4 Conclusions and Future Trends in Speech Communication QoE

In this chapter we presented both the technical elements and quality features which are relevant for the Quality of Experience of speech communication systems. We reviewed the auditory and instrumental methods suitable for speech quality assessment with a focus on diagnostic instrumental models that provide one output per QoE dimension.

Over the last decades, instrumental models have been developed on either speech or music databases. The former ones estimate the QoE of speech services such as telephony, whereas the latter ones are dedicated to audio devices such as loudspeakers or headphones [38]. The new standard model POLQA [23] has been developed for the QoE estimations of speech communication systems only. However, both streaming and telephony services now employ similar packet-based networks. This new usages encourage the researchers to develop a common model that works with both types of input signals.

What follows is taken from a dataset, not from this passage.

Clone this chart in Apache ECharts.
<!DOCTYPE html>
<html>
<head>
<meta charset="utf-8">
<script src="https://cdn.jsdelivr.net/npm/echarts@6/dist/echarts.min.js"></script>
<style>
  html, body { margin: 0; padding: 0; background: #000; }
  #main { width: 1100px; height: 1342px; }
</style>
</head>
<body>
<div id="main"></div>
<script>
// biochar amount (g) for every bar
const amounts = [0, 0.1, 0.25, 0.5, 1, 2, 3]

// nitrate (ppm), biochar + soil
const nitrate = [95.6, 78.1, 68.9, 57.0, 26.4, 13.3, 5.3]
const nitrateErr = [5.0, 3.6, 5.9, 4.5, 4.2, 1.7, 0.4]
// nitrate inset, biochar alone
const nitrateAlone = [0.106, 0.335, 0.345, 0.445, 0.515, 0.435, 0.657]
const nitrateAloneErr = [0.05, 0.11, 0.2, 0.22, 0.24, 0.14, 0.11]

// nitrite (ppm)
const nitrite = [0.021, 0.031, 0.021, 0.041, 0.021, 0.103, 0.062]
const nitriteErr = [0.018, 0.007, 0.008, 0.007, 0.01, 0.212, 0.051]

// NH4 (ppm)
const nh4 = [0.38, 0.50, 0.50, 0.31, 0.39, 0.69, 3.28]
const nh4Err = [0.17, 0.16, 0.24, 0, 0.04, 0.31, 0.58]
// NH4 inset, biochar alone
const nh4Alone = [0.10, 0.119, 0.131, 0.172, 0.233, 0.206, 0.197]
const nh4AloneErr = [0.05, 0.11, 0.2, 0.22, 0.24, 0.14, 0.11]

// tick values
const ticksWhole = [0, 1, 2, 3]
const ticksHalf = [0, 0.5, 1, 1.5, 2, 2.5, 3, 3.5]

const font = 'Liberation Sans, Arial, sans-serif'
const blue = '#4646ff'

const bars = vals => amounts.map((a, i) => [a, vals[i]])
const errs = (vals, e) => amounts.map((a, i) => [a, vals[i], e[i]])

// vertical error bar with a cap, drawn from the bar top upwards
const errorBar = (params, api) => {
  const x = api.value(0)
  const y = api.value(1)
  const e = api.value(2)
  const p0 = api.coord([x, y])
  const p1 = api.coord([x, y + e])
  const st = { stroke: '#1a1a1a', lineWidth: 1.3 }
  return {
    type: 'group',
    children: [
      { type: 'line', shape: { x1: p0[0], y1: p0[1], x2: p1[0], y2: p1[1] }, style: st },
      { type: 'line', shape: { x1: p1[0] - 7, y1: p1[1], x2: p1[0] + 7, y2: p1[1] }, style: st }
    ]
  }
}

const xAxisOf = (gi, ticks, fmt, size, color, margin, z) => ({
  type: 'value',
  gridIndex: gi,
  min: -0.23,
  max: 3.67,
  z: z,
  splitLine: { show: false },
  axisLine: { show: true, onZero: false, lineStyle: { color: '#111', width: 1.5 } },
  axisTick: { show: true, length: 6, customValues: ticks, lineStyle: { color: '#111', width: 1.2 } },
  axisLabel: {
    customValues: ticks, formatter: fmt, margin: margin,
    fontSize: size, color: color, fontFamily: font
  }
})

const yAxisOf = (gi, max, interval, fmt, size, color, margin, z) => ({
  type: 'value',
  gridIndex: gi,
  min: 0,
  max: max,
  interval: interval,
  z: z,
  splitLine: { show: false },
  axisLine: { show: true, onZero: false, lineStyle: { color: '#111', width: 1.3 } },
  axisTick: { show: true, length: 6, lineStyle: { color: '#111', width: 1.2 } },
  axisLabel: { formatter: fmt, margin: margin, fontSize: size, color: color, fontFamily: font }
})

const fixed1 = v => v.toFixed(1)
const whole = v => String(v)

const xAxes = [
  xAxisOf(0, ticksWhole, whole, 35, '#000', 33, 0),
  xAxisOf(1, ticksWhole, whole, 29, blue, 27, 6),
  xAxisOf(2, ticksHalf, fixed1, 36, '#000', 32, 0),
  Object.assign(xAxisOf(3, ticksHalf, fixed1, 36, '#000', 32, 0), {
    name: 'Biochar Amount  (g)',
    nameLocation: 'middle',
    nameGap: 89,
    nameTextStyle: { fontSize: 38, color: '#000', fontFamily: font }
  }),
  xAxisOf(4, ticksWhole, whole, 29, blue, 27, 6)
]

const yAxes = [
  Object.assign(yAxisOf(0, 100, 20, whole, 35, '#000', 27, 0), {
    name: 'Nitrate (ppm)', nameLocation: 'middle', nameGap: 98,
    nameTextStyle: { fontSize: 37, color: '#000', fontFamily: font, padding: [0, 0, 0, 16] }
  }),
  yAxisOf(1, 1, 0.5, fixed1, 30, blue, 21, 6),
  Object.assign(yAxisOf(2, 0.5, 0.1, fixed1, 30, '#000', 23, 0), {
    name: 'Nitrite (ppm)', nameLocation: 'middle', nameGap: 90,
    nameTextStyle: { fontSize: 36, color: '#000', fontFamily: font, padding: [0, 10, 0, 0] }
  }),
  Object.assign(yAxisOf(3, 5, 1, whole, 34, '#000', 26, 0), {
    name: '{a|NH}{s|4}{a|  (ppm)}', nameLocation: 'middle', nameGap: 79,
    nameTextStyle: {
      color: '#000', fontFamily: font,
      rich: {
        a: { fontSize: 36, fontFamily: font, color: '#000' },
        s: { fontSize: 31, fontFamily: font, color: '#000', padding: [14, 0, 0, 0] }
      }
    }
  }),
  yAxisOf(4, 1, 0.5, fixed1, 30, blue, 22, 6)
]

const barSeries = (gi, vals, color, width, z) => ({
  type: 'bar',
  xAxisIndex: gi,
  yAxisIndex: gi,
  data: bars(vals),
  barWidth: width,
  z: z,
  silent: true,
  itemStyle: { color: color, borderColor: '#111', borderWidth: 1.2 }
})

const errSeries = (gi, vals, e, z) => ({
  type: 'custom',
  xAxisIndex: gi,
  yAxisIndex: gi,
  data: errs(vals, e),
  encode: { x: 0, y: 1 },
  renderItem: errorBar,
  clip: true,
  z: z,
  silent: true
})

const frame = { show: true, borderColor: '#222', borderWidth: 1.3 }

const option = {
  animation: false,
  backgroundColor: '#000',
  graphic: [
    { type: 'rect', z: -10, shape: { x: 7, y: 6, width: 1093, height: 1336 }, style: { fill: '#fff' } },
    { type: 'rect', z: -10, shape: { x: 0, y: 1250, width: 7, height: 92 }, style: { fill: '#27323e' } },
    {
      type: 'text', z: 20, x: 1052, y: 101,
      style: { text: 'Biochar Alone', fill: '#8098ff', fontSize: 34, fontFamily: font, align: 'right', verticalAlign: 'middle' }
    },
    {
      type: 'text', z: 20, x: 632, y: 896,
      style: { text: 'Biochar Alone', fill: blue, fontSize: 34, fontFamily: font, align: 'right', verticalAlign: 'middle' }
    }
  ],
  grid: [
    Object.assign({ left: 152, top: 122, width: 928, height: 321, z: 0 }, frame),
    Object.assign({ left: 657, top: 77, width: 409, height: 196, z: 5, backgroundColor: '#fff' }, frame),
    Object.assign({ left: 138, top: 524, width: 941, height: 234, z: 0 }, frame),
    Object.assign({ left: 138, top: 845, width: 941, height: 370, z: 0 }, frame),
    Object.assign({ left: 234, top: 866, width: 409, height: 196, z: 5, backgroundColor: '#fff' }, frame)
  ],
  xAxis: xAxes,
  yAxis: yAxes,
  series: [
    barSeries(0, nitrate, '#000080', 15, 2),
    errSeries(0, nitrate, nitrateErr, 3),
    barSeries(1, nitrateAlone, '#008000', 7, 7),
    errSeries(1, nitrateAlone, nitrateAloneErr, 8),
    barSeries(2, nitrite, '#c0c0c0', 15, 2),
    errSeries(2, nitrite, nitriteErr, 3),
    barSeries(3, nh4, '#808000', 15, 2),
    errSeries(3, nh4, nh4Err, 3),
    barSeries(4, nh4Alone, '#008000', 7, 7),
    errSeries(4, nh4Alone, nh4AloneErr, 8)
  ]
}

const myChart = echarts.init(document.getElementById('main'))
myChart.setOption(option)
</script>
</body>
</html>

Current speech quality models do not cover the influence of the listener’s acoustic environment. Indeed, listening through a handset in a noisy environment involves binaural hearing which is not covered by current models. Even though many studies have been published over the last two decades, the effects of binaural hearing are still unclear and difficult to include in such quality models.

Further work is thus expected in the development of reliable instrumental methods. However, such instrumental methods require, at first, auditory test results. Therefore, the community of researchers who works in the field QoE would appreciate collaborations with voice service providers and developers of speech processing systems to get access to databases including specific impairments and/or listening contexts.